Dive Brief:
- Consumer confidence rose slightly this month as signs that the labor market is firming triggered a brighter view of job availability, the Conference Board said Tuesday, describing results of a survey.
- The share of consumers who say jobs are plentiful increased to a three-month-high of 28%, widening the gap with those who say jobs are scarce to 7.4 percentage points, a three-month high, the Conference Board said.

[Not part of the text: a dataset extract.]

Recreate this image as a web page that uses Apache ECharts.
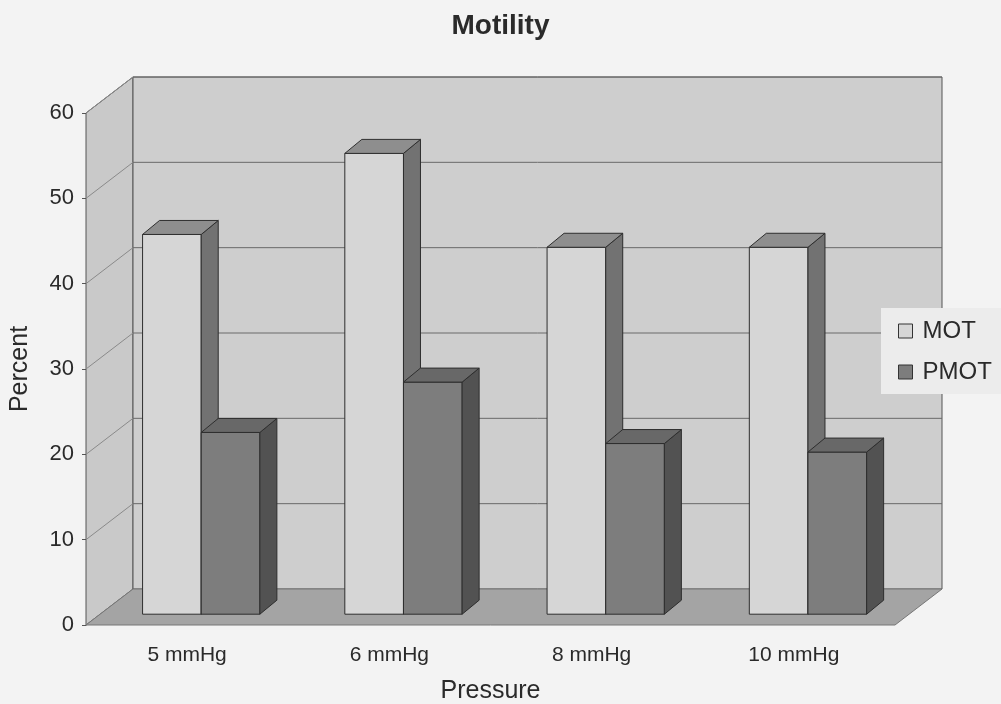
<!DOCTYPE html>
<html><head><meta charset="utf-8">
<script src="https://cdn.jsdelivr.net/npm/echarts/dist/echarts.min.js"></script>
<style>html,body{margin:0;padding:0;background:#f3f3f3}#c{width:1001px;height:704px}</style>
</head><body><div id="c"></div>
<script>
const categories = ['5 mmHg', '6 mmHg', '8 mmHg', '10 mmHg'];
const motValues = [44.5, 54, 43, 43];
const pmotValues = [21.3, 27.2, 20, 19];
const yTicks = [0, 10, 20, 30, 40, 50, 60];
const seriesNames = ['MOT', 'PMOT'];

// 3D look (style constants)
const DX = 47, DY = -36;            // full depth of the chart box
const PX = 0.3 * DX, PY = 0.3 * DY; // plane on which bar fronts sit
const BDX = 17, BDY = -14;          // bar depth
const BAR_FRAC = 0.29;              // bar width / category band

const colors = {
  MOT: { front: '#d6d6d6', side: '#727272', top: '#8e8e8e' },
  PMOT: { front: '#7d7d7d', side: '#525252', top: '#686868' }
};

const FONT = 'Liberation Sans, Arial, sans-serif';
const chart = echarts.init(document.getElementById('c'), null, { renderer: 'canvas' });

function wallsRender(params, api) {
  const cs = params.coordSys;
  const x = cs.x, y = cs.y, w = cs.width, h = cs.height;
  const children = [];
  children.push({ type: 'polygon', shape: { points: [[x, y], [x + DX, y + DY], [x + DX, y + h + DY], [x, y + h]] },
    style: { fill: '#c9c9c9', stroke: '#555', lineWidth: 1 } });
  children.push({ type: 'rect', shape: { x: x + DX, y: y + DY, width: w, height: h },
    style: { fill: '#cecece', stroke: '#555', lineWidth: 1 } });
  children.push({ type: 'polygon', shape: { points: [[x, y + h], [x + DX, y + h + DY], [x + w + DX, y + h + DY], [x + w, y + h]] },
    style: { fill: '#a4a4a4', stroke: '#777', lineWidth: 1 } });
  yTicks.forEach(function (v) {
    if (v === 0) return;
    const yy = api.coord([0, v])[1];
    children.push({ type: 'line', shape: { x1: x + DX, y1: yy + DY, x2: x + w + DX, y2: yy + DY },
      style: { stroke: '#6a6a6a', lineWidth: 1 } });
    children.push({ type: 'line', shape: { x1: x, y1: yy, x2: x + DX, y2: yy + DY },
      style: { stroke: '#8a8a8a', lineWidth: 1 } });
  });
  return { type: 'group', children: children };
}

function makeBarRender(name, sideIndex) {
  return function (params, api) {
    const idx = api.value(0);
    const val = api.value(1);
    const base = api.coord([idx, 0]);
    const top = api.coord([idx, val]);
    const band = api.size([1, 0])[0];
    const bw = band * BAR_FRAC;
    const x0 = base[0] + PX + (sideIndex === 0 ? -bw : 0);
    const by = base[1] + PY;
    const ty = top[1] + PY;
    const c = colors[name];
    const st = '#2e2e2e';
    return { type: 'group', children: [
      { type: 'rect', shape: { x: x0, y: ty, width: bw, height: by - ty },
        style: { fill: c.front, stroke: st, lineWidth: 1 } },
      { type: 'polygon', shape: { points: [[x0 + bw, ty], [x0 + bw + BDX, ty + BDY], [x0 + bw + BDX, by + BDY], [x0 + bw, by]] },
        style: { fill: c.side, stroke: st, lineWidth: 1 } },
      { type: 'polygon', shape: { points: [[x0, ty], [x0 + BDX, ty + BDY], [x0 + bw + BDX, ty + BDY], [x0 + bw, ty]] },
        style: { fill: c.top, stroke: st, lineWidth: 1 } }
    ] };
  };
}

const option = {
  backgroundColor: '#f3f3f3',
  animation: false,
  textStyle: { fontFamily: FONT },
  title: { text: 'Motility', left: 'center', top: 7,
    textStyle: { fontSize: 28, fontWeight: 'bold', color: '#2a2a2a', fontFamily: FONT } },
  grid: { left: 86, right: 106, top: 113, bottom: 79, containLabel: false, outerBoundsMode: 'none' },
  legend: {
    data: seriesNames, orient: 'vertical', left: 881, top: 308,
    backgroundColor: '#ececec', padding: [11, 30, 10, 17], itemGap: 17,
    icon: 'rect', itemWidth: 14, itemHeight: 14,
    itemStyle: { borderColor: '#333', borderWidth: 1 },
    textStyle: { fontSize: 24, color: '#2a2a2a', padding: [0, 0, 0, 5], fontFamily: FONT }
  },
  xAxis: {
    type: 'category', data: categories,
    axisLine: { show: false }, axisTick: { show: false },
    axisLabel: { fontSize: 21, color: '#2a2a2a', margin: 20, fontFamily: FONT },
    name: 'Pressure', nameLocation: 'middle', nameGap: 54,
    nameTextStyle: { fontSize: 25, color: '#2a2a2a', fontFamily: FONT }
  },
  yAxis: {
    type: 'value', min: 0, max: 60, interval: 10,
    axisLine: { show: true, lineStyle: { color: '#555' } },
    axisTick: { show: true, length: 4, lineStyle: { color: '#555' } },
    splitLine: { show: false },
    axisLabel: { fontSize: 22, color: '#2a2a2a', margin: 12, padding: [4, 0, 0, 0], fontFamily: FONT },
    name: 'Percent', nameLocation: 'middle', nameGap: 53, nameRotate: 90,
    nameTextStyle: { fontSize: 25, color: '#2a2a2a', fontFamily: FONT }
  },
  series: [
    { type: 'custom', name: '_walls', renderItem: wallsRender, data: [[0, 0]], z: 1, silent: true },
    { type: 'custom', name: 'MOT', renderItem: makeBarRender('MOT', 0), z: 5,
      itemStyle: { color: colors.MOT.front, borderColor: '#333', borderWidth: 1 },
      data: motValues.map(function (v, i) { return [i, v]; }) },
    { type: 'custom', name: 'PMOT', renderItem: makeBarRender('PMOT', 1), z: 6,
      itemStyle: { color: colors.PMOT.front, borderColor: '#333', borderWidth: 1 },
      data: pmotValues.map(function (v, i) { return [i, v]; }) }
  ]
};
chart.setOption(option);
</script>
</body></html>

- “Consumers’ pessimistic expectations for the future eased somewhat,” Conference Board Chief Economist Dana Peterson said in a statement, noting that the Consumer Confidence Index increased 2.2 points to 91.2. “Nonetheless, the measure remained well below the four-year peak achieved in November 2024.”
Dive Insight:
The slight gain in confidence reflects consumers’ caution as economic data telegraph mixed signals.
“Consumers’ write-in responses on factors affecting the economy continued to skew towards pessimism,” Peterson said.
“Comments about prices, inflation, and the cost of goods remained at the top of consumer’s minds,” she said.
The Federal Reserve’s preferred measure of inflation — the personal consumption expenditures price index, excluding food and energy costs — has persisted above the central bank’s 2% target for nearly five years.
So-called core PCE increased 3% in December from a year earlier compared with a 2.8% gain in November, the Bureau of Economic Analysis said Friday.
Also, the economy during the fourth quarter grew at a less-than-forecast annualized pace of 1.4%, slowed by the federal government shutdown and flagging exports, the BEA said.
Meanwhile, unemployment fell last month by 0.1 percentage point to 4.3%, the Bureau of Labor Statistics said this month, as employers added 130,000 jobs in a hiring surge that far exceeded expectations.
“I am a little more concerned about inflation right now, because I think the job market is pretty steady,” Chicago Fed President Austan Goolsbee said Tuesday.
“I think growth is pretty steady,” he said during a Bloomberg Television interview. “I think there's some promising stuff in the inflation reports, but there's also some warning signs.”
Nevertheless, the central bank will probably be able to trim borrowing costs this year.
“I'm not hawkish about rates,” he said. “I'm pretty optimistic that we can get rates down further, multiple cuts in 2026, as long as we see the progress on inflation that forecasters have been forecasting that it's supposed to start coming down.”
Consumer expectations for inflation this month remained elevated, and they said interest rates will persist at a high level during the next 12 months, the Conference Board said.
“Consumers are frustrated about high prices and a lack of job opportunities,” Navy Federal Credit Union Chief Economist Heather Long said.
“Americans are clearly still concerned about the economy, but they no longer think it’s getting worse,” she said in a note. “Recession fears are declining and interest in buying a big-ticket item such as a car, furniture or TV is ticking up again,” she said.
Consumer references to trade and politics rose this month compared with January, Peterson said, referring to write-in responses to the Conference Board survey.
The cutoff date for the survey was Feb. 17, before the Supreme Court ruled that most of the tariffs imposed by President Donald Trump since April 2025 are illegal.